Опылять этот медный гербарий — последнее дело.
На отпетых верандах той музыки нет и следа.
Открутилась пластинка, тупая игла отхрипела,
и сезон медосбора закрыт в заповедных садах.
* * *
Я мог бы в цветущую воду входить дважды
или дыханием воспламенять камень,
и питьевой кислотой утолять жажду,
и наложением рук врачевать память.
Я мог бы движением губ поднимать ветер
или усилием мысли сдвигать горы,
и разносить мог бы благие вести,
и за одну ночь возводить город.
Или писать на наждачной бумаге оды
о недостатке гражданской отваги в душах,
или засеять каленым зерном свободы,
может, шестую часть бесполезной суши.
Или в железной рубахе ходить, если
только такая форма теперь в моде,
или ходить строем и петь песни,
смирно стоять или лежать в морге.
Мертвых я б мог поднимать из земли звуком
медной трубы, а живых превращать в мрамор,
небо вспахать мог бы ручным плугом,
взглядом сметать мог бы кресты с храмов.
Жестом я мог бы опустошать страны
и повергать в милость народ целый,
и исцелять солью стальной раны,
и назначать крови чужой цену.
Я мог бы убить душу, лишив боли,
и обрести бессмертье во имя счастья
тех, кто вошел в мясорубку моей воли,
тех, кто пропал в костомолке моей власти.

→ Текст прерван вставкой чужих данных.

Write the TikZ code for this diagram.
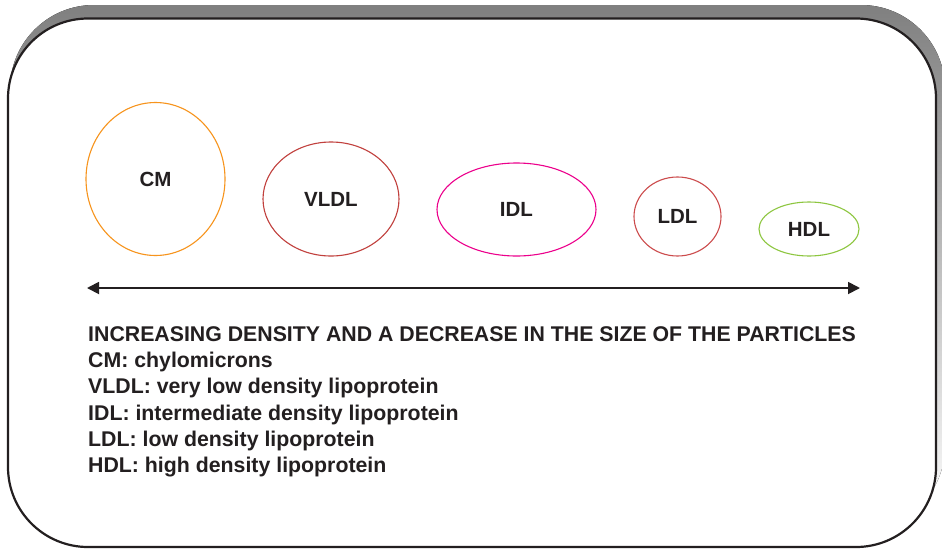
\documentclass[tikz,border=0pt]{standalone}
\usepackage{fontspec}
\setmainfont{Liberation Sans}
\usetikzlibrary{shapes.geometric,arrows.meta}
\definecolor{ink}{HTML}{231F20}
\definecolor{shade}{HTML}{A7A9AC}
\definecolor{cmcol}{HTML}{F7941D}
\definecolor{vldlcol}{HTML}{C1403D}
\definecolor{idlcol}{HTML}{EC008C}
\definecolor{ldlcol}{HTML}{CC4B4C}
\definecolor{hdlcol}{HTML}{8DC63F}
\begin{document}
\begin{tikzpicture}[x=1pt,y=-1pt,>={Triangle[length=12pt,width=12pt]},
  particle/.style={ellipse,line width=1.1pt,inner sep=0pt,text=ink,
    font=\bfseries\fontsize{20.5}{24}\selectfont},
  legend/.style={anchor=base west,inner sep=0pt,text=ink,
    font=\bfseries\fontsize{21.3}{25}\selectfont}]
\useasboundingbox (0,0) rectangle (942,549);
\fill[shade,rounded corners=84pt] (10,5) rectangle (945,530);
\draw[ink,fill=white,line width=2.2pt,rounded corners=80pt] (8,18.5) rectangle (936,547);
\node[particle,draw=cmcol,minimum width=139pt,minimum height=153pt] (cm) at (155.5,179) {CM};
\node[particle,draw=vldlcol,minimum width=136pt,minimum height=114pt] (vldl) at (331,199) {VLDL};
\node[particle,draw=idlcol,minimum width=159pt,minimum height=93pt] (idl) at (516.5,209.5) {IDL};
\node[particle,draw=ldlcol,minimum width=87pt,minimum height=79pt] (ldl) at (677.5,216.5) {LDL};
\node[particle,draw=hdlcol,minimum width=100pt,minimum height=54pt] (hdl) at (809,229) {HDL};
\coordinate (small) at (87,288);
\coordinate (large) at (860,288);
\draw[ink,line width=1.8pt,<->] (small) -- (large);
\foreach \y/\txt [count=\i] in {341/{INCREASING DENSITY AND A DECREASE IN THE SIZE OF THE PARTICLES},
  367/{CM: chylomicrons},393/{VLDL: very low density lipoprotein},
  420/{IDL: intermediate density lipoprotein},446/{LDL: low density lipoprotein},
  472/{HDL: high density lipoprotein}}
  \node[legend] (line\i) at (88,\y) {\txt};
\end{tikzpicture}
\end{document}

Да, я мог бы владеть миром по праву веры
и оцепить сердце кольцом гнева,
но я не знаю в страсти своей меры,
но я не вижу в гневе своем неба.
Но я не знаю предела своей силы
в жажде вершить чудо одним махом,
и круговращение крови крушит жилы,
и сердце скрипит в карусельном чаду страха.
Так что же мне делать с напрасным, как жизнь, даром
в этом идущем вразнос колесе века
и как удержать сердце, одним ударом
поставленное на ребро поперек света?